» **Task**
Reproduce the listing exactly, with no pictures in your copy.

» **Given data**
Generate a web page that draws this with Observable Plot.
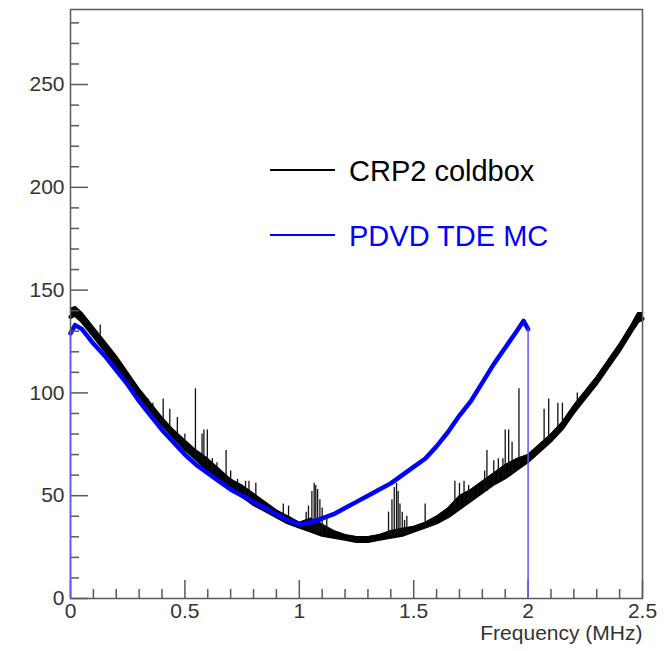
<!DOCTYPE html>
<html><head><meta charset="utf-8">
<script src="https://cdn.jsdelivr.net/npm/d3@7"></script>
<script src="https://cdn.jsdelivr.net/npm/@observablehq/plot@0.6"></script>
<style>
body{margin:0;background:#fff;}
#wrap{position:relative;width:667px;height:651px;font-family:"Liberation Sans",Arial,Helvetica,sans-serif;}
.legline{position:absolute;left:270px;width:65px;height:2px;}
.legtxt{position:absolute;left:349px;font-size:29px;line-height:29px;white-space:nowrap;}
</style></head><body><div id="wrap"></div>
<script>
// CRP2 coldbox (black): band centre and upper noise envelope
const crpFreq = [0.00,0.02,0.05,0.10,0.15,0.20,0.25,0.30,0.35,0.40,0.45,0.50,0.55,0.60,0.65,0.70,0.75,0.80,0.85,0.90,0.95,1.00,1.05,1.10,1.15,1.20,1.25,1.30,1.35,1.40,1.45,1.50,1.55,1.60,1.65,1.70,1.75,1.80,1.85,1.90,1.95,2.00,2.05,2.10,2.15,2.20,2.25,2.30,2.35,2.40,2.45,2.48,2.50];
const crpVal  = [137,138,135,128,121,114,106,99,92,85,79,73,68,63,58,54,50,46,43,40,37,35,33,31,30,29,28,28,29,30,31,33,35,37,40,44,48,52,56,59,63,67,72,77,83,91,98,105,113,121,130,135,136];
const crpTop  = [141,142,139,132,125,118,110,102,95,88,82,77,72,68,63,58,55,51,47,43,40,37,39,36,33,31,30,30,31,33,34,35,37,40,44,50,53,57,61,65,68,70,75,80,86,94,101,108,116,124,133,139,139];
// CRP2 spikes: frequency, bottom, top
const spikeFreq = [0.13,0.34,0.36,0.405,0.434,0.467,0.50,0.546,0.575,0.583,0.598,0.62,0.64,0.68,0.70,0.73,0.765,0.78,0.81,0.93,0.953,1.03,1.04,1.055,1.065,1.072,1.08,1.09,1.10,1.12,1.39,1.405,1.415,1.425,1.432,1.44,1.45,1.46,1.47,1.55,1.68,1.70,1.72,1.74,1.76,1.78,1.81,1.82,1.85,1.87,1.89,1.90,1.915,1.93,1.96,2.07,2.09,2.13,2.15,2.215];
const spikeLow  = [128,93,91,84,81,77,73,68,66,66,64,62,60,56,54,52,49,48,46,39,38,34,33,33,33,32,32,32,31,31,30,30,30,31,31,31,31,31,32,34,43,45,46,47,49,50,52,52,55,57,58,59,60,61,64,74,76,81,83,93];
const spikeHigh = [133,97,95,97,92,88,80,102,80,82,82,68,66,72,62,58,57,57,56,46,45,42,45,52,56,55,53,48,44,40,42,48,54,56,52,46,42,38,40,46,57,56,57,55,54,55,62,72,67,68,68,82,82,76,102,92,97,95,95,100];
// PDVD TDE MC (blue)
const mcFreq = [0.00,0.02,0.05,0.10,0.15,0.20,0.25,0.30,0.35,0.40,0.45,0.50,0.55,0.60,0.65,0.70,0.75,0.80,0.85,0.90,0.95,1.00,1.05,1.10,1.15,1.20,1.25,1.30,1.35,1.40,1.45,1.50,1.55,1.60,1.65,1.70,1.75,1.80,1.85,1.90,1.95,1.98,2.00];
const mcVal  = [129,133,131,124,118,111,104,96,89,82,76,70,65,61,57,53,50,47,44,41,38,36,37,39,41,44,47,50,53,56,60,64,68,74,81,89,96,105,114,122,130,135,131];
// axis ticks
const yMajor = [0,50,100,150,200,250];
const yMinor = [10,20,30,40,60,70,80,90,110,120,130,140,160,170,180,190,210,220,230,240,260,270,280];
const xMajor = [0,0.5,1,1.5,2,2.5];
const xMinor = [0.1,0.2,0.3,0.4,0.6,0.7,0.8,0.9,1.1,1.2,1.3,1.4,1.6,1.7,1.8,1.9,2.1,2.2,2.3,2.4];
const xLabel = "Frequency (MHz)";
const legendLabels = ["CRP2 coldbox","PDVD TDE MC"];

const crp = crpFreq.map((f,i)=>({f, v: crpVal[i], t: crpTop[i]}));
const spikes = spikeFreq.map((f,i)=>({f, lo: spikeLow[i], hi: spikeHigh[i]}));
const mc = mcFreq.map((f,i)=>({f, v: mcVal[i]}));
const mcEdges = [mc[0], mc[mc.length-1]];

const axisColor = "#5a5a5a";
const chart = Plot.plot({
  width: 667, height: 651,
  marginLeft: 70, marginRight: 25, marginTop: 9, marginBottom: 53,
  style: {fontFamily: '"Liberation Sans", Arial, sans-serif', fontSize: "21px", color: "#333", background: "#fff"},
  x: {domain: [0, 2.5], label: null},
  y: {domain: [0, 286.5], label: null},
  marks: [
    Plot.areaY(crp, {x: "f", y1: "v", y2: "t", fill: "#000"}),
    Plot.line(crp, {x: "f", y: "t", stroke: "#000", strokeWidth: 1.5, strokeLinejoin: "round"}),
    Plot.line(crp, {x: "f", y: "v", stroke: "#000", strokeWidth: 4, strokeLinejoin: "round"}),
    Plot.ruleX(spikes, {x: "f", y1: "lo", y2: "hi", stroke: "#111", strokeWidth: 1.3}),
    Plot.line(mc, {x: "f", y: "v", stroke: "#0000ff", strokeWidth: 4.5, strokeLinejoin: "round"}),
    Plot.axisY(yMajor, {tickSize: -18, tickPadding: 24, stroke: axisColor, strokeWidth: 1.5, fill: "#333", label: null, tickFormat: d => String(d)}),
    Plot.axisY(yMinor, {tickSize: -9, stroke: axisColor, strokeWidth: 1.5, label: null, tickFormat: () => ""}),
    Plot.axisX(xMajor, {tickSize: -18, tickPadding: 23, stroke: axisColor, strokeWidth: 1.5, fill: "#333", label: null, tickFormat: d => String(d)}),
    Plot.axisX(xMinor, {tickSize: -9, stroke: axisColor, strokeWidth: 1.5, label: null, tickFormat: () => ""}),
    Plot.text([xLabel], {frameAnchor: "bottom-right", text: d => d, dy: 41, fontSize: 21, fill: "#333", textAnchor: "end"}),
    Plot.frame({stroke: axisColor, strokeWidth: 1.5}),
    Plot.ruleX(mcEdges, {x: "f", y1: 0, y2: "v", stroke: "#5a5aff", strokeWidth: 1.5})
  ]
});
const wrap = document.getElementById("wrap");
wrap.appendChild(chart);

const legColors = ["#000", "#0000ff"];
const legLineY = [170, 235];
const legTxtTop = [157, 222];
legendLabels.forEach((t,i)=>{
  const l = document.createElement("div");
  l.className = "legline"; l.style.top = (legLineY[i]-1)+"px"; l.style.background = legColors[i];
  if (i===1) l.style.height = "1.5px";
  wrap.appendChild(l);
  const s = document.createElement("div");
  s.className = "legtxt"; s.style.top = legTxtTop[i]+"px"; s.style.color = legColors[i]; s.textContent = t;
  wrap.appendChild(s);
});
</script></body></html>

» **Reply**
Generate a web page that draws this with Observable Plot.
<!DOCTYPE html>
<html><head><meta charset="utf-8">
<script src="https://cdn.jsdelivr.net/npm/d3@7"></script>
<script src="https://cdn.jsdelivr.net/npm/@observablehq/plot@0.6"></script>
<style>
body{margin:0;background:#fff;}
#wrap{position:relative;width:667px;height:651px;font-family:"Liberation Sans",Arial,Helvetica,sans-serif;}
.legline{position:absolute;left:270px;width:65px;height:2px;}
.legtxt{position:absolute;left:349px;font-size:29px;line-height:29px;white-space:nowrap;}
</style></head><body><div id="wrap"></div>
<script>
// CRP2 coldbox (black): band centre and upper noise envelope
const crpFreq = [0.00,0.02,0.05,0.10,0.15,0.20,0.25,0.30,0.35,0.40,0.45,0.50,0.55,0.60,0.65,0.70,0.75,0.80,0.85,0.90,0.95,1.00,1.05,1.10,1.15,1.20,1.25,1.30,1.35,1.40,1.45,1.50,1.55,1.60,1.65,1.70,1.75,1.80,1.85,1.90,1.95,2.00,2.05,2.10,2.15,2.20,2.25,2.30,2.35,2.40,2.45,2.48,2.50];
const crpVal  = [137,138,135,128,121,114,106,99,92,85,79,73,68,63,58,54,50,46,43,40,37,35,33,31,30,29,28,28,29,30,31,33,35,37,40,44,48,52,56,59,63,67,72,77,83,91,98,105,113,121,130,135,136];
const crpTop  = [141,142,139,132,125,118,110,102,95,88,82,77,72,68,63,58,55,51,47,43,40,37,39,36,33,31,30,30,31,33,34,35,37,40,44,50,53,57,61,65,68,70,75,80,86,94,101,108,116,124,133,139,139];
// CRP2 spikes: frequency, bottom, top
const spikeFreq = [0.13,0.34,0.36,0.405,0.434,0.467,0.50,0.546,0.575,0.583,0.598,0.62,0.64,0.68,0.70,0.73,0.765,0.78,0.81,0.93,0.953,1.03,1.04,1.055,1.065,1.072,1.08,1.09,1.10,1.12,1.39,1.405,1.415,1.425,1.432,1.44,1.45,1.46,1.47,1.55,1.68,1.70,1.72,1.74,1.76,1.78,1.81,1.82,1.85,1.87,1.89,1.90,1.915,1.93,1.96,2.07,2.09,2.13,2.15,2.215];
const spikeLow  = [128,93,91,84,81,77,73,68,66,66,64,62,60,56,54,52,49,48,46,39,38,34,33,33,33,32,32,32,31,31,30,30,30,31,31,31,31,31,32,34,43,45,46,47,49,50,52,52,55,57,58,59,60,61,64,74,76,81,83,93];
const spikeHigh = [133,97,95,97,92,88,80,102,80,82,82,68,66,72,62,58,57,57,56,46,45,42,45,52,56,55,53,48,44,40,42,48,54,56,52,46,42,38,40,46,57,56,57,55,54,55,62,72,67,68,68,82,82,76,102,92,97,95,95,100];
// PDVD TDE MC (blue)
const mcFreq = [0.00,0.02,0.05,0.10,0.15,0.20,0.25,0.30,0.35,0.40,0.45,0.50,0.55,0.60,0.65,0.70,0.75,0.80,0.85,0.90,0.95,1.00,1.05,1.10,1.15,1.20,1.25,1.30,1.35,1.40,1.45,1.50,1.55,1.60,1.65,1.70,1.75,1.80,1.85,1.90,1.95,1.98,2.00];
const mcVal  = [129,133,131,124,118,111,104,96,89,82,76,70,65,61,57,53,50,47,44,41,38,36,37,39,41,44,47,50,53,56,60,64,68,74,81,89,96,105,114,122,130,135,131];
// axis ticks
const yMajor = [0,50,100,150,200,250];
const yMinor = [10,20,30,40,60,70,80,90,110,120,130,140,160,170,180,190,210,220,230,240,260,270,280];
const xMajor = [0,0.5,1,1.5,2,2.5];
const xMinor = [0.1,0.2,0.3,0.4,0.6,0.7,0.8,0.9,1.1,1.2,1.3,1.4,1.6,1.7,1.8,1.9,2.1,2.2,2.3,2.4];
const xLabel = "Frequency (MHz)";
const legendLabels = ["CRP2 coldbox","PDVD TDE MC"];

const crp = crpFreq.map((f,i)=>({f, v: crpVal[i], t: crpTop[i]}));
const spikes = spikeFreq.map((f,i)=>({f, lo: spikeLow[i], hi: spikeHigh[i]}));
const mc = mcFreq.map((f,i)=>({f, v: mcVal[i]}));
const mcEdges = [mc[0], mc[mc.length-1]];

const axisColor = "#5a5a5a";
const chart = Plot.plot({
  width: 667, height: 651,
  marginLeft: 70, marginRight: 25, marginTop: 9, marginBottom: 53,
  style: {fontFamily: '"Liberation Sans", Arial, sans-serif', fontSize: "21px", color: "#333", background: "#fff"},
  x: {domain: [0, 2.5], label: null},
  y: {domain: [0, 286.5], label: null},
  marks: [
    Plot.areaY(crp, {x: "f", y1: "v", y2: "t", fill: "#000"}),
    Plot.line(crp, {x: "f", y: "t", stroke: "#000", strokeWidth: 1.5, strokeLinejoin: "round"}),
    Plot.line(crp, {x: "f", y: "v", stroke: "#000", strokeWidth: 4, strokeLinejoin: "round"}),
    Plot.ruleX(spikes, {x: "f", y1: "lo", y2: "hi", stroke: "#111", strokeWidth: 1.3}),
    Plot.line(mc, {x: "f", y: "v", stroke: "#0000ff", strokeWidth: 4.5, strokeLinejoin: "round"}),
    Plot.axisY(yMajor, {tickSize: -18, tickPadding: 24, stroke: axisColor, strokeWidth: 1.5, fill: "#333", label: null, tickFormat: d => String(d)}),
    Plot.axisY(yMinor, {tickSize: -9, stroke: axisColor, strokeWidth: 1.5, label: null, tickFormat: () => ""}),
    Plot.axisX(xMajor, {tickSize: -18, tickPadding: 23, stroke: axisColor, strokeWidth: 1.5, fill: "#333", label: null, tickFormat: d => String(d)}),
    Plot.axisX(xMinor, {tickSize: -9, stroke: axisColor, strokeWidth: 1.5, label: null, tickFormat: () => ""}),
    Plot.text([xLabel], {frameAnchor: "bottom-right", text: d => d, dy: 41, fontSize: 21, fill: "#333", textAnchor: "end"}),
    Plot.frame({stroke: axisColor, strokeWidth: 1.5}),
    Plot.ruleX(mcEdges, {x: "f", y1: 0, y2: "v", stroke: "#5a5aff", strokeWidth: 1.5})
  ]
});
const wrap = document.getElementById("wrap");
wrap.appendChild(chart);

const legColors = ["#000", "#0000ff"];
const legLineY = [170, 235];
const legTxtTop = [157, 222];
legendLabels.forEach((t,i)=>{
  const l = document.createElement("div");
  l.className = "legline"; l.style.top = (legLineY[i]-1)+"px"; l.style.background = legColors[i];
  if (i===1) l.style.height = "1.5px";
  wrap.appendChild(l);
  const s = document.createElement("div");
  s.className = "legtxt"; s.style.top = legTxtTop[i]+"px"; s.style.color = legColors[i]; s.textContent = t;
  wrap.appendChild(s);
});
</script></body></html>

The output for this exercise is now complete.